Morehouse College, Atlanta GA

Investigators

Abstract

The Research Initiation Award entitled - Investigating the combinatorial structure of special classes of matrices and graphs - has the goal to find a test that will determine the eventual nonnegativity of reducible matrices and determine eventual properties of other classes of matrices. In dynamical systems, one is frequently interested in qualitative information regarding state evolution. Due to physical and modeling constraints arising in applications, it is of interest to impose or consider conditions for nonnegativity of the states. Such applications are directly linked to the problem of understanding the behavior of A^k as k increases. The objectives in this project will transform how we answer open questions about the nonnegativity and reducibility of large powers of matrices. An eventual property of a matrix M is a property that holds for all powers M^k, k >= k0, for some positive integer k0, the power index.

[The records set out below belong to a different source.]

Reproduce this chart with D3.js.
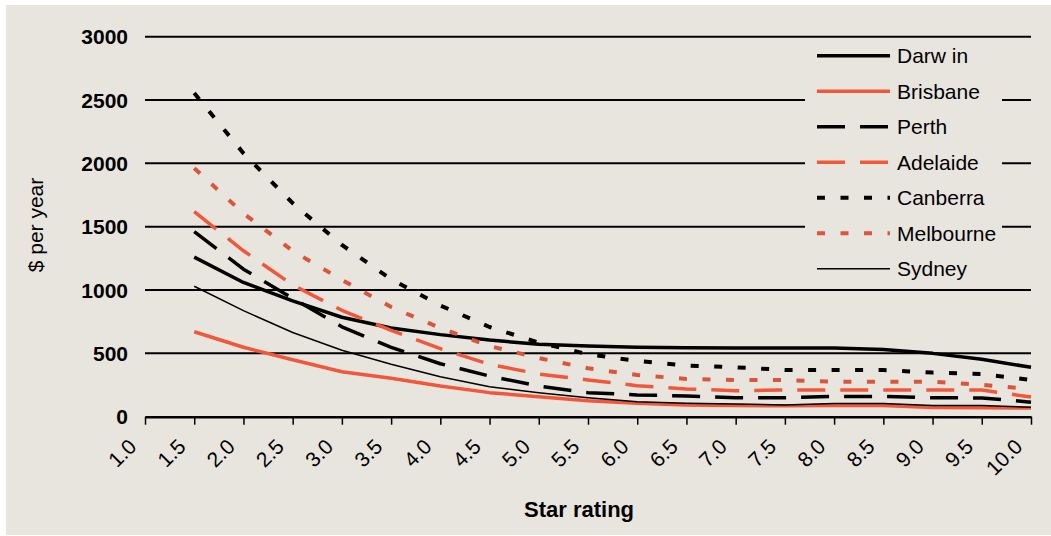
<!DOCTYPE html>
<html>
<head>
<meta charset="utf-8">
<script src="https://cdn.jsdelivr.net/npm/d3@7"></script>
<style>
  html, body { margin: 0; padding: 0; background: #ffffff; }
  svg { display: block; font-family: "Liberation Sans", Arial, sans-serif; }
</style>
</head>
<body>
<svg id="chart" width="1051" height="536"></svg>
<script>
// Star rating categories along the x axis
const categories = ["1.0","1.5","2.0","2.5","3.0","3.5","4.0","4.5","5.0","5.5",
                    "6.0","6.5","7.0","7.5","8.0","8.5","9.0","9.5","10.0"];
// Ratings that carry data (1.5 to 10.0)
const ratings = categories.slice(1);

// Annual cost ($ per year) by city
const darwin    = [1260,1060,915,785,700,648,605,572,558,548,545,542,542,542,530,500,453,390];
const brisbane  = [671,548,450,355,303,242,190,158,126,106,92,88,86,88,88,72,70,68];
const perth     = [1461,1165,935,710,548,418,321,242,190,172,163,150,150,160,160,150,148,115];
const adelaide  = [1619,1310,1040,840,681,537,414,337,290,245,219,205,211,211,211,211,211,155];
const canberra  = [2555,2080,1686,1356,1085,878,708,585,493,440,403,390,369,369,369,348,337,290];
const melbourne = [1962,1605,1309,1080,866,700,558,463,382,329,298,290,290,276,276,276,252,219];
const sydney    = [1030,837,665,525,414,316,237,190,150,118,106,100,92,105,105,88,88,74];

const yTicks = [0, 500, 1000, 1500, 2000, 2500, 3000];

const BLACK = "#000000";
const ORANGE = "#f2573a";
const ORANGE_DOT = "#dc553a";

const series = [
  { name: "Darw in",   values: darwin,    color: BLACK,      width: 3.5, dash: null },
  { name: "Brisbane",  values: brisbane,  color: ORANGE,     width: 3.5, dash: null },
  { name: "Perth",     values: perth,     color: BLACK,      width: 3.5, dash: "28,15" },
  { name: "Adelaide",  values: adelaide,  color: ORANGE,     width: 3.5, dash: "28,15" },
  { name: "Canberra",  values: canberra,  color: BLACK,      width: 4,   dash: "8,15.5" },
  { name: "Melbourne", values: melbourne, color: ORANGE_DOT, width: 4,   dash: "8,15.5" },
  { name: "Sydney",    values: sydney,    color: BLACK,      width: 1.5, dash: null }
];

const svg = d3.select("#chart");
const BG = "#e8e5df";

// panel background with thin white margin at top/left
svg.append("rect").attr("x", 6).attr("y", 5).attr("width", 1045).attr("height", 530).attr("fill", BG);

const x = d3.scalePoint().domain(categories).range([145, 1031]);
const y = d3.scaleLinear().domain([0, 3000]).range([416.7, 36.7]);

// horizontal gridlines
svg.append("g").selectAll("line")
  .data(yTicks.filter(d => d > 0))
  .join("line")
  .attr("x1", 145).attr("x2", 1031)
  .attr("y1", d => y(d)).attr("y2", d => y(d))
  .attr("stroke", "#000").attr("stroke-width", 2);

// x axis
const xAxis = svg.append("g").attr("transform", `translate(0,${y(0)})`)
  .call(d3.axisBottom(x).tickSize(8).tickSizeOuter(0));
xAxis.select(".domain").attr("stroke", "#000").attr("stroke-width", 2.5);
xAxis.selectAll(".tick line").attr("stroke", "#000").attr("stroke-width", 1.5);
xAxis.selectAll(".tick text")
  .attr("font-size", 21).attr("font-family", "Liberation Sans, Arial, sans-serif")
  .attr("fill", "#000")
  .attr("text-anchor", "end")
  .attr("y", 0).attr("dy", "0.35em")
  .attr("transform", "translate(-13,26) rotate(-45)");

// y tick labels
svg.append("g").selectAll("text")
  .data(yTicks)
  .join("text")
  .attr("x", 128).attr("y", d => y(d)).attr("dy", "0.36em")
  .attr("text-anchor", "end")
  .attr("font-size", 21).attr("font-weight", "bold")
  .text(d => d);

// axis titles
svg.append("text")
  .attr("transform", "translate(43,225) rotate(-90)")
  .attr("text-anchor", "middle").attr("font-size", 21)
  .text("$ per year");
svg.append("text")
  .attr("x", 579).attr("y", 517)
  .attr("text-anchor", "middle").attr("font-size", 22).attr("font-weight", "bold")
  .text("Star rating");

// legend box (covers gridlines behind it)
svg.append("rect").attr("x", 805).attr("y", 42).attr("width", 197).attr("height", 244).attr("fill", BG);

// data lines
const line = d3.line()
  .x((d, i) => x(ratings[i]))
  .y(d => y(d));

svg.append("g").selectAll("path")
  .data(series)
  .join("path")
  .attr("d", s => line(s.values))
  .attr("fill", "none")
  .attr("stroke", s => s.color)
  .attr("stroke-width", s => s.width)
  .attr("stroke-dasharray", s => s.dash)
  .attr("stroke-linejoin", "round");

// legend entries
const leg = svg.append("g").selectAll("g")
  .data(series)
  .join("g")
  .attr("transform", (s, i) => `translate(0,${55.7 + i * 35.5})`);
leg.append("line")
  .attr("x1", 817).attr("x2", 890).attr("y1", 0).attr("y2", 0)
  .attr("stroke", s => s.color)
  .attr("stroke-width", s => s.width)
  .attr("stroke-dasharray", s => s.dash);
leg.append("text")
  .attr("x", 897).attr("y", 0).attr("dy", "0.36em")
  .attr("font-size", 21)
  .text(s => s.name);
</script>
</body>
</html>
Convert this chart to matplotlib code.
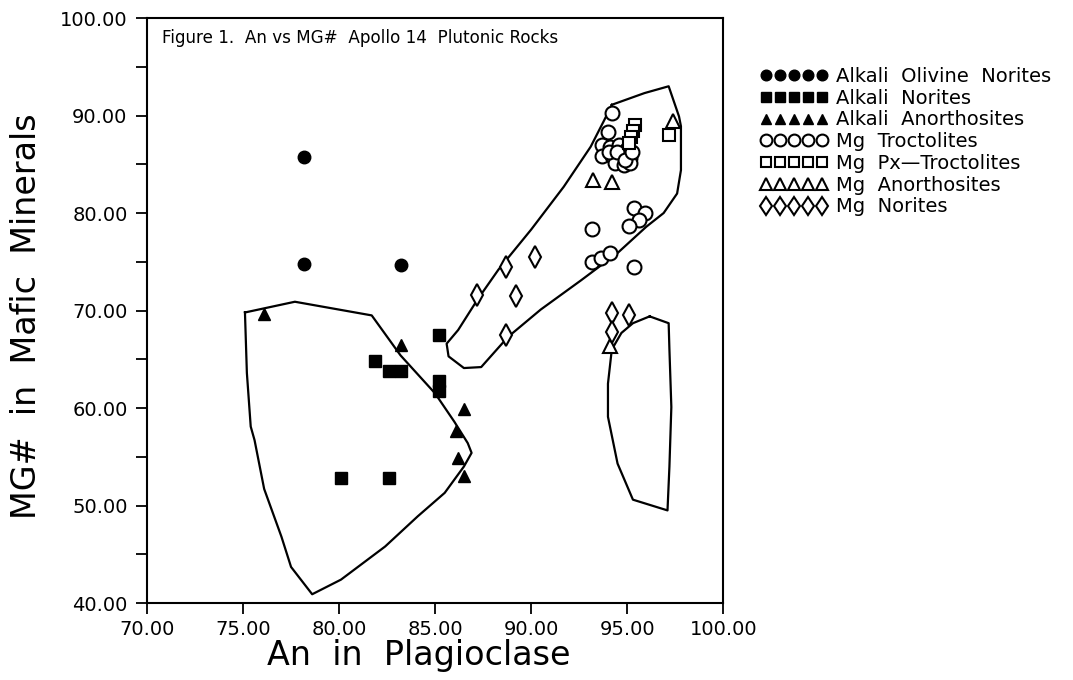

Eventually positive matrices and eventually nonnegative matrices have applications to control theory and have been studied since their introduction in 1978. For a fixed n, the power index of an eventually positive or eventually nonnegative n x n matrix may be arbitrarily large, so it is not possible to show a matrix is not eventually positive or not eventually nonnegative by computing powers. Perron-Frobenius theory shows several ways to test for eventual positivity and in 2010 Hogben found a test for eventual nonnegativity for matrices that are not eventually reducible. The objective of this research is to investigate the remaining class of eventually nonnegative matrices that are not well understood.